L'évidence passe-t-elle au-dessus de la tête de nos excellences, ou nos excellences sont-elles bien trop au-dessus de la vulgaire
évidence ? That is THE question. Un peu comme la barbe du capitaine Haddock dans "Coke en stock".
Ne parlons même pas des autres recettes fiscales possibles lorsqu'une activité est soutenue. Car, et M. de La Palice ne nous
contredira pas, plus de chiffre d'affaire aide à tendre vers de meilleurs résultats pour les entreprises, et donc, pour l'État, à plus de rentrées en provenance de l'impôts sur les sociétés ;
sans compter le maintien de l'emploi (précisons-le pour les excellences qui nous liraient : et donc plus de cotisations sociales, et moins d'indemnisation de défaut d'emploi), sans compter
d'éventuels travaux, l'achat de matériels et d'outillage, etc. etc. etc. avec, chaque fois, tout au long de la chaîne, de l'emploi, du chiffre d'affaire et des recettes fiscales à la clé (TVA
plus impôts sur les sociétés ou BIC chez les entrepreneurs individuels, comme nous devons encore le préciser pour la raison évoquée un tout petit peu plus haut).
Une certaine méfiance des excellences à l'égard des évidences nous conduit donc à aimer les "rois fainéants". Cependant, en pensant
aux désordres à venir - en tout cas, aux désordres promis -, on aimerait bien voir la République, si prompte à se déclarer état de droit, si prompte à poursuivre, châtier, et pourfendre les
racistes et autres terroristes, se réveiller au nom des principes républicains dont elle se fait si volontiers le fer de lance (l'affaire de lance, si l'on veut féminiser).
Cependant encore, les considérants qui président aux décisions de gouvernance (grand mot à la mode, sur lequel nous reviendrons) sont
tellement surprenants, que, alors que même France-Antilles semble avoir pris ses distances avec Domota, le LKP pourrait recommencer ses opérations de nuisitude (auxquelles s'est pleinement
associée Ségolène Royal, ne l'oublions pas), le LKP se sentant fondé dans sa certitude d'une attitude inappropriée de l'État (ou à tout le moins de ses représentants), car c'est plus souvent que
rarement le cas.
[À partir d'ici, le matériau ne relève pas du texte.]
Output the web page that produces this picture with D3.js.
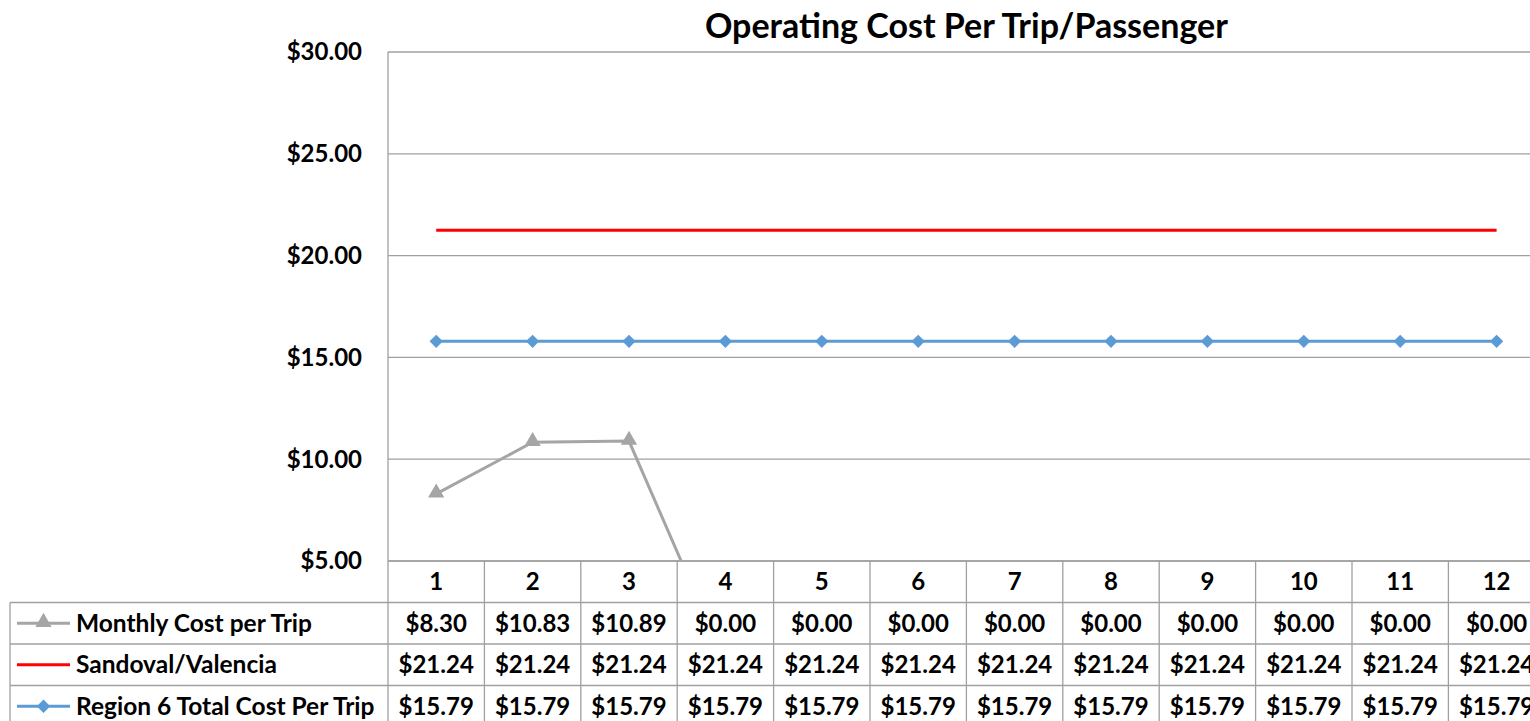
<!DOCTYPE html>
<html>
<head>
<meta charset="utf-8">
<script src="https://cdn.jsdelivr.net/npm/d3@7"></script>
<style>
  body { margin: 0; background: #fff; }
  svg { display: block; font-family: Lato, "Open Sans", sans-serif; font-weight: bold; }
</style>
</head>
<body>
<div id="chart"></div>
<script>
// Chart data
const months = ["1", "2", "3", "4", "5", "6", "7", "8", "9", "10", "11", "12"];
const monthlyCost = [8.30, 10.83, 10.89, 0, 0, 0, 0, 0, 0, 0, 0, 0];
const sandoval = [21.24, 21.24, 21.24, 21.24, 21.24, 21.24, 21.24, 21.24, 21.24, 21.24, 21.24, 21.24];
const region6 = [15.79, 15.79, 15.79, 15.79, 15.79, 15.79, 15.79, 15.79, 15.79, 15.79, 15.79, 15.79];
const yTicks = [5, 10, 15, 20, 25, 30];

const series = [
    {name: "Monthly Cost per Trip", values: monthlyCost, colour: "#a5a5a5", marker: "triangle"},
    {name: "Sandoval/Valencia", values: sandoval, colour: "#ff0000", marker: null},
    {name: "Region 6 Total Cost Per Trip", values: region6, colour: "#5b9bd5", marker: "diamond"}
];

// dimensions
const W = 1530, H = 721;
const plot = {left: 388, top: 52, bottom: 561, colW: 96.4};
const rowH = 41.5;
const tableLeft = 10;
const gridColour = "#a0a0a0";
const money = (v) => "$" + d3.format(".2f")(v);

const svg = d3.select("#chart")
    .append("svg")
    .attr("width", W)
    .attr("height", H);

// scales
const x = d3.scaleBand()
    .domain(months)
    .range([plot.left, plot.left + months.length * plot.colW]);

const y = d3.scaleLinear()
    .domain([5, 30])
    .range([plot.bottom, plot.top]);

// Title
svg.append("text")
    .attr("x", (x.range()[0] + x.range()[1]) / 2)
    .attr("y", 38)
    .attr("text-anchor", "middle")
    .style("font-size", "34px")
    .text("Operating Cost Per Trip/Passenger");

// gridlines + y labels
svg.append("g")
    .selectAll("line")
    .data(yTicks)
    .enter()
    .append("line")
    .attr("x1", plot.left)
    .attr("x2", x.range()[1])
    .attr("y1", (d) => y(d))
    .attr("y2", (d) => y(d))
    .attr("stroke", gridColour)
    .attr("stroke-width", 1.3);

svg.append("g")
    .selectAll("text")
    .data(yTicks)
    .enter()
    .append("text")
    .attr("x", 362)
    .attr("y", (d) => y(d))
    .attr("dy", "0.35em")
    .attr("text-anchor", "end")
    .style("font-size", "24px")
    .text(money);

// left axis line
svg.append("line")
    .attr("x1", plot.left).attr("x2", plot.left)
    .attr("y1", plot.top).attr("y2", H)
    .attr("stroke", gridColour)
    .attr("stroke-width", 1.3);

// Data table
const tableTop = plot.bottom + rowH;
const tbl = svg.append("g");

// horizontal row lines
[0, 1, 2, 3].forEach(function(i) {
    tbl.append("line")
        .attr("x1", i == 0 ? plot.left : tableLeft)
        .attr("x2", x.range()[1])
        .attr("y1", plot.bottom + i * rowH)
        .attr("y2", plot.bottom + i * rowH)
        .attr("stroke", gridColour)
        .attr("stroke-width", 1.3);
});

// vertical column lines
tbl.selectAll(".col")
    .data(months)
    .enter()
    .append("line")
    .attr("x1", (d) => x(d) + x.bandwidth())
    .attr("x2", (d) => x(d) + x.bandwidth())
    .attr("y1", plot.bottom)
    .attr("y2", H)
    .attr("stroke", gridColour)
    .attr("stroke-width", 1.3);

tbl.append("line")
    .attr("x1", tableLeft).attr("x2", tableLeft)
    .attr("y1", tableTop).attr("y2", H)
    .attr("stroke", gridColour)
    .attr("stroke-width", 1.3);

// header (category labels)
tbl.selectAll(".hdr")
    .data(months)
    .enter()
    .append("text")
    .attr("x", (d) => x(d) + x.bandwidth() / 2)
    .attr("y", plot.bottom + rowH / 2)
    .attr("dy", "0.35em")
    .attr("text-anchor", "middle")
    .style("font-size", "24px")
    .text((d) => d);

const triangle = d3.symbol().type(d3.symbolTriangle).size(115);
const diamond = d3.symbol().type(d3.symbolSquare).size(88);

const drawMarker = function(g, s, cx, cy) {
    if (s.marker == "triangle") {
        g.append("path").attr("d", triangle)
            .attr("transform", `translate(${cx},${cy - 1})`)
            .attr("fill", s.colour);
    } else if (s.marker == "diamond") {
        g.append("path").attr("d", diamond)
            .attr("transform", `translate(${cx},${cy}) rotate(45)`)
            .attr("fill", s.colour);
    }
};

series.forEach(function(s, i) {
    const cy = tableTop + i * rowH + rowH / 2;
    // legend key
    tbl.append("line")
        .attr("x1", 17).attr("x2", 70)
        .attr("y1", cy).attr("y2", cy)
        .attr("stroke", s.colour)
        .attr("stroke-width", 3);
    drawMarker(tbl, s, 43.5, cy);
    tbl.append("text")
        .attr("x", 76)
        .attr("y", cy)
        .attr("dy", "0.35em")
        .style("font-size", "24.5px")
        .text(s.name);
    // values
    tbl.append("g")
        .selectAll("text")
        .data(s.values)
        .enter()
        .append("text")
        .attr("x", (d, j) => x(months[j]) + x.bandwidth() / 2)
        .attr("y", cy)
        .attr("dy", "0.35em")
        .attr("text-anchor", "middle")
        .style("font-size", "24px")
        .text(money);
});

// Plot lines (clipped to plot area)
svg.append("clipPath")
    .attr("id", "plotClip")
    .append("rect")
    .attr("x", plot.left)
    .attr("y", plot.top - 10)
    .attr("width", W)
    .attr("height", plot.bottom - plot.top + 10);

const line = d3.line()
    .x((d, j) => x(months[j]) + x.bandwidth() / 2)
    .y((d) => y(d));

const lines = svg.append("g").attr("clip-path", "url(#plotClip)");

series.forEach(function(s) {
    lines.append("path")
        .datum(s.values)
        .attr("d", line)
        .attr("fill", "none")
        .attr("stroke", s.colour)
        .attr("stroke-width", 3);
    s.values.forEach(function(v, j) {
        drawMarker(lines, s, x(months[j]) + x.bandwidth() / 2, y(v));
    });
});
</script>
</body>
</html>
Je voulais, cher Scrutateur que nous en prenions acte. Et que nous nous réservions la joie d'être agréablement étonnés.
Et puisque ceci est un billet d'humeur, permettez-moi, cher Scrutateur de tordre le cou à ce mot de "gouvernance" lancé par Raffarin,
et repris à l'envi par les perroquets de Panurge, traduisant là, soit leur ignorance, soit leur volonté de participer à une mystification relative à la dynamique organique. En effet, on comprend
bien que ce mot met en avant une relation quelconque avec l'administration et plus précisément avec la manière d'administrer, mais s'il fallait traduire exactement ce qu'il veut dire aujourd'hui,
cela donnerait : bricolage gouvernemental. Pas davantage. La définition que lui donne le dictionnaire de l'Académie* est très claire, et met en lumière quelque chose qui ressemble assez à une
preuve d'imposture chez ceux qui emploient le mot "gouvernance" à tire-larigot, car le mot tel qu'il est répertorié par l'Académie n'a rien à voir avec ce que voulait dire Raffarin, grand
gisement de raffarinades il est vrai. La gouvernance, c'est... une juridiction sous l'autorité d'un gouverneur.
* GOUVERNANCE n. f. XIIIe siècle. Dérivé de gouverner.
1. Anciennt.
Juridiction établie dans certaines villes des Flandres. La gouvernance d'Arras, de Lille.
2. Au
Sénégal, siège du gouverneur d'une région et des services administratifs placés immédiatement sous son autorité ; ces services eux-mêmes.
La gouvernance sauce Raffarin de donne-t-elle pas, une fois de plus, l'impression que la salade est servie ?
En résumé, prenons acte que nos excellences tiennent à supprimer progressivement la "prime à la casse" pour l'activité automobile
(au mépris des recettes que cette prime favorise mécaniquement). Mais espérons que ces mêmes excellences n'auront pas, prochainement, par leur manière de faire avec Domota et le LKP, une
attitude que l'on pourrait qualifier de... "prime à la casse".